Ginni Thomas, the politically active wife of Supreme Court Justice Clarence Thomas, was recently accused by Jane Mayer in the New Yorker and The New York Times of “agitating” on a listserv and then issuing an apology after members of the listserv complained.
The truth, according to Mark Paoletta at The Federalist, is far from what the media outlets claimed and is yet another attack on Ginni because of her husband. Paoletta, a member of the listserv in question, wrote that it is a collection of current and former clerks of Justice Thomas and was created by Ginni after a former clerk died. It was intended as a way for the “extended Thomas family” to keep in touch and update each other on their lives.
But Mayer, whose work often includes accusations with little support or that strain credulity (she is one of the authors behind the dubious Deborah Ramirez allegations against Supreme Court Justice Brett Kavanaugh), created a story in which Ginni complained to the private listserv about former President Donald Trump’s 2020 election loss. Her complaints, according to Mayer and the Times, disgruntled some other members of the listserv and Ginni eventually apologized.
As Paoletta tells it, what Ginni actually did was “exemplary,” but the media “distorts it beyond all recognition into something nefarious and unethical.”

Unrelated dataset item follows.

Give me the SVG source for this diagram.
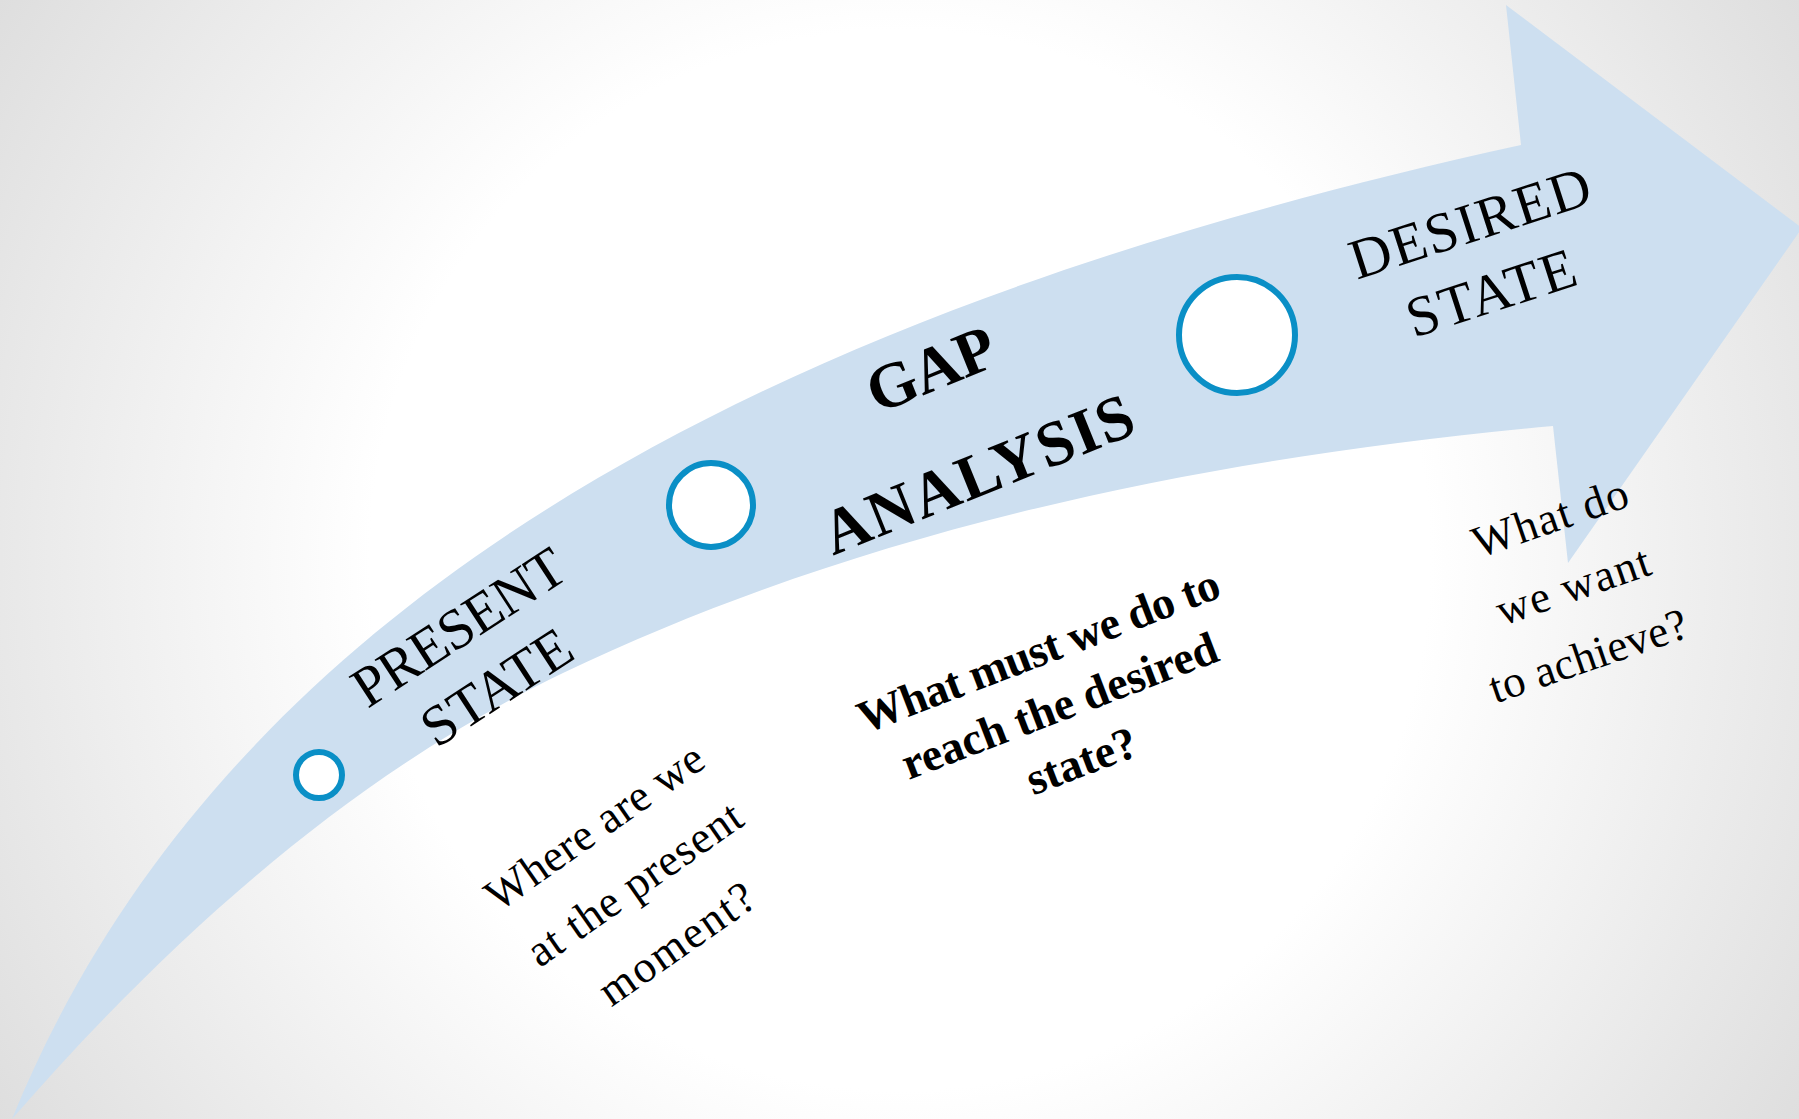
<svg xmlns="http://www.w3.org/2000/svg" width="1799" height="1119" viewBox="0 0 1799 1119">
  <defs>
    <radialGradient id="bg" gradientUnits="userSpaceOnUse" cx="900" cy="560" r="1060">
      <stop offset="0" stop-color="#ffffff"/>
      <stop offset="0.5" stop-color="#ffffff"/>
      <stop offset="1" stop-color="#dedede"/>
    </radialGradient>
    <style>
      .arrow { fill: #cddff0; }
      .dot { fill: #ffffff; stroke: #0a8fc6; stroke-width: 6; }
      .title { font-family: "Liberation Serif", "Times New Roman", serif; font-size: 57px; fill: #000; text-anchor: middle; }
      .title-b { font-family: "Liberation Serif", "Times New Roman", serif; font-size: 64px; font-weight: bold; fill: #000; text-anchor: middle; }
      .q { font-family: "Liberation Serif", "Times New Roman", serif; font-size: 45px; fill: #000; text-anchor: middle; }
      .q-b { font-family: "Liberation Serif", "Times New Roman", serif; font-size: 46px; font-weight: bold; fill: #000; text-anchor: middle; }
    </style>
  </defs>

  <!-- backdrop -->
  <rect x="0" y="0" width="1799" height="1119" fill="url(#bg)"/>

  <!-- curved arrow -->
  <g id="connectors">
    <path class="arrow" d="M12,1119 C238,563 838,295 1521,145 L1506,5 L1802,228 L1568,563 L1553,426 C1214,457 870,526 563,673 C350,775 167,941 12,1119 Z"/>
  </g>

  <!-- stage: present -->
  <g id="present-state">
    <circle class="dot" cx="319" cy="775" r="23"/>
    <text class="title" transform="translate(469,643) rotate(-33)" textLength="242" lengthAdjust="spacing">PRESENT</text>
    <text class="title" transform="translate(507,703) rotate(-33)" textLength="168" lengthAdjust="spacing">STATE</text>
    <text class="q" transform="translate(603,839) rotate(-35)" textLength="256" lengthAdjust="spacing">Where are we</text>
    <text class="q" transform="translate(643,896) rotate(-35)" textLength="252" lengthAdjust="spacing">at the present</text>
    <text class="q" transform="translate(685,956) rotate(-35)" textLength="180" lengthAdjust="spacing">moment?</text>
  </g>

  <!-- stage: gap analysis -->
  <g id="gap-analysis">
    <circle class="dot" cx="711" cy="505" r="42"/>
    <text class="title-b" transform="translate(939,389) rotate(-22)" textLength="134" lengthAdjust="spacing">GAP</text>
    <text class="title-b" transform="translate(986,494) rotate(-22)" textLength="330" lengthAdjust="spacing">ANALYSIS</text>
    <text class="q-b" transform="translate(1044,665) rotate(-21)" textLength="384" lengthAdjust="spacing">What must we do to</text>
    <text class="q-b" transform="translate(1065,720) rotate(-21)" textLength="335" lengthAdjust="spacing">reach the desired</text>
    <text class="q-b" transform="translate(1087,775) rotate(-21)">state?</text>
  </g>

  <!-- stage: desired -->
  <g id="desired-state">
    <circle class="dot" cx="1237" cy="335" r="58"/>
    <text class="title" transform="translate(1476,241) rotate(-18)" textLength="250" lengthAdjust="spacing">DESIRED</text>
    <text class="title" transform="translate(1497,311) rotate(-18)" textLength="175" lengthAdjust="spacing">STATE</text>
    <text class="q" transform="translate(1555,532) rotate(-19)" textLength="162" lengthAdjust="spacing">What do</text>
    <text class="q" transform="translate(1578,600) rotate(-19)" textLength="160" lengthAdjust="spacing">we want</text>
    <text class="q" transform="translate(1593,670) rotate(-19)" textLength="207" lengthAdjust="spacing">to achieve?</text>
  </g>
</svg>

Here’s what actually happened in the distorted conversation, according to Paoletta:
First, it is completely false that Ginni Thomas was “agitating about Trump’s loss.” In fact, Ginni sent an email on Dec. 19 to the listserv with a general update on life, and added, “Since early November, I have been on sabbatical from my politics and meetings, postings and all – which is new and super challenging for me, but makes sense until our national election is more resolved.”
After one clerk sent an email on Jan. 17 providing an article critical of the Jan. 6 events, Ginni Thomas sent a separate email on Jan. 18 that began with a heartfelt apology to the clerk family: “I owe you all an apology. I have likely imposed on you my lifetime passions. My passions and beliefs are likely shared with the bulk of you, but certainly not all. And sometimes the smallest matters can divide loved ones for too long. Let’s pledge to not let politics divide THIS family… what we have together supersedes any one of your politics, including mine.” Aside from this email, Ginni Thomas did not send any other emails on this listserv about Trump’s loss.
Two former clerks responded separately to the former clerk’s January 17 email that was critical of what happened on January 6, but Ginni never responded to any of these emails. Six emails were exchanged between the three former clerks before a fourth clerk asked them to move the discussion off the listserv.
After that brief diversion, the listserv returned to what it was meant to do: Provide the current and former clerks a place to keep in touch and talk about their lives and families.
As Paoletta noted, Mayer also attempted to make Ginni’s participation in the listserv appear as an ethical breach for her husband, claiming Ginni was “advocating for things directly” to the clerks, even though nearly everyone on the listserv is a former clerk of Justice Thomas’ and nearly every conversation is about their families or professional updates.